| Thymus Vulgaris |
Play with me here :)
Say you have a character whose purpose is to maintain balance. Balance between Good and Evil, and between Law and Chaos. Because they work for neither one of these forces, but all of them together, they'd be Neutral, like the traditional Druid who also strives for balance*. Or Aeons, who also exist for balance. To the extremes. They care for no one, nothing, only balance. They will kill, they will save, they will create or destroy, all depending on what has to be done for cosmic balance. To me, this seems like a code. A very strong code to boot, almost reminiscent of those of... [dramatic pause] ... Lawful beings.
Am I wrong, or is striving for balance in this way actually an extremely lawful thing to do? Maybe even the most lawful thing to do, as literally nothing else matters to them but keeping this, goal, this law of ultimate balance?
*Or so I believe, as I've never actually played any versions other than Pathfinder.
| Gilfalas |
It is a common misconception that just because you act in a consistant manner within your alignment paramaters or 'have a code you live by' that this is lawlfully aligned behavior. In fact it is simply acting in your alignment.

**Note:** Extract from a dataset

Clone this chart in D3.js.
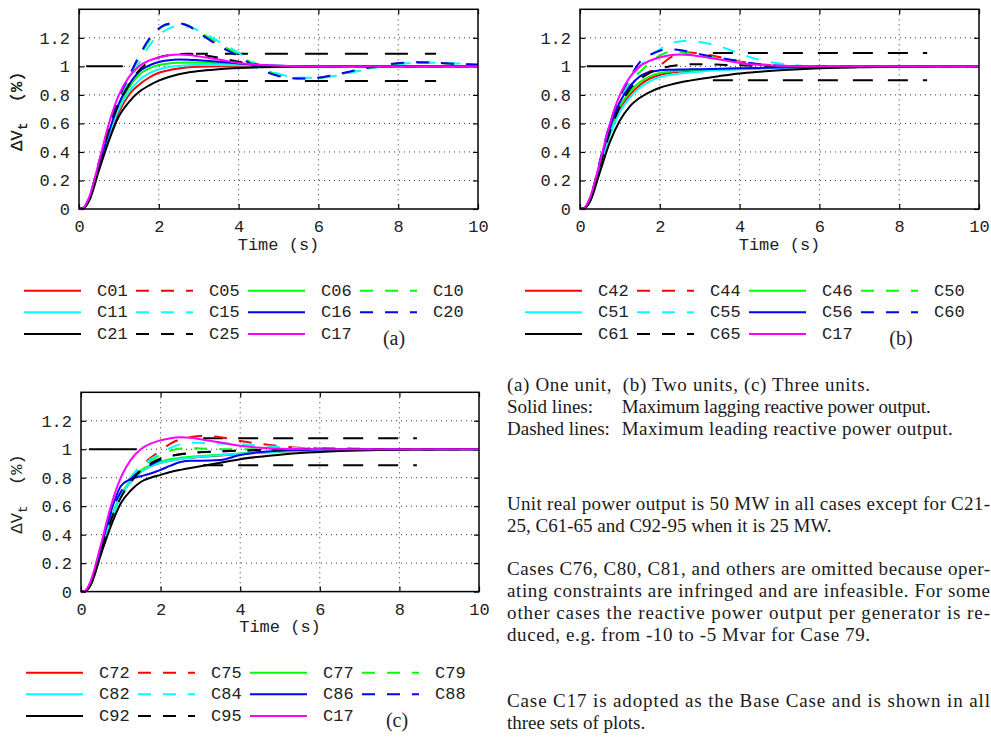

Having a code of SOME sort to live by does not automatically make you lawful. What that code is and how it reflects your alignment is what matters.
Han Solo is usually pointed out as Chaotic Good. But he had rules he lived by. They were just not the same rules the empire liked and mostly outside what 'legal' orginizations accepted. His rules being DIFFERENT makes him Chaotic, not the fact he has them.
| Thymus Vulgaris |
It just seems to me that cosmic balance would be the greatest law above all else. Like if you just keep to yourself, living your life in balance between the four, then you're neutral. But when you start enforcing this on others like Aeons do, then it's more like a law.
I'm in no way saying I am correct, it's just something that struck me as odd, and now I'm out to collect/challenge opinions.
| Jackissocool |
No, because the greatest form of Law would be unchanging stability, constant and timeless. Balance does not want this. Ultimate Chaos is change; there is no such thing as a constant. Balance also does not want this.
About enforcement, chaotic beings certainly can "enforce" their chaos on other beings and the world around them. So a being of balance can enforce that balance.
| Adamantine Dragon |
Thymus, this becomes a semantic discussion at some point instead of an alignment one.
You could use the same argument to say that a true neutral character must really be good because they view balance as the ultimate goal and therefore must view it as morally correct.
In the end the way I have always played true neutral is not that the character is in search of some perfect cosmic balance between good/evil and law/chaos. Instead I play such characters as intellectually appreciating the extremely profound realization that without evil there can be no good, and without chaos there can be no order. They work to preserve the balance between them so that each can exist, because if there is no balance, eventually there is no good or evil. One cannot exist without the other.
Most of my true neutral characters are biased towards good but recognize the purpose and value of evil. They typically don't have a bias between law and chaos. But just because they are biased towards good doesn't mean they won't work to restore the necessary balance.
| Fredrik |
TN characters don't care about maintaining social order. They also don't care about expressing individualism. To me, that is what the Law/Chaos axis is about. Maybe they don't care because they're a druid in harmony with nature, or because they're an enlightened monk who's transcended such petty concerns, or maybe just because they're dumb as a stump and don't get the question. Whatever.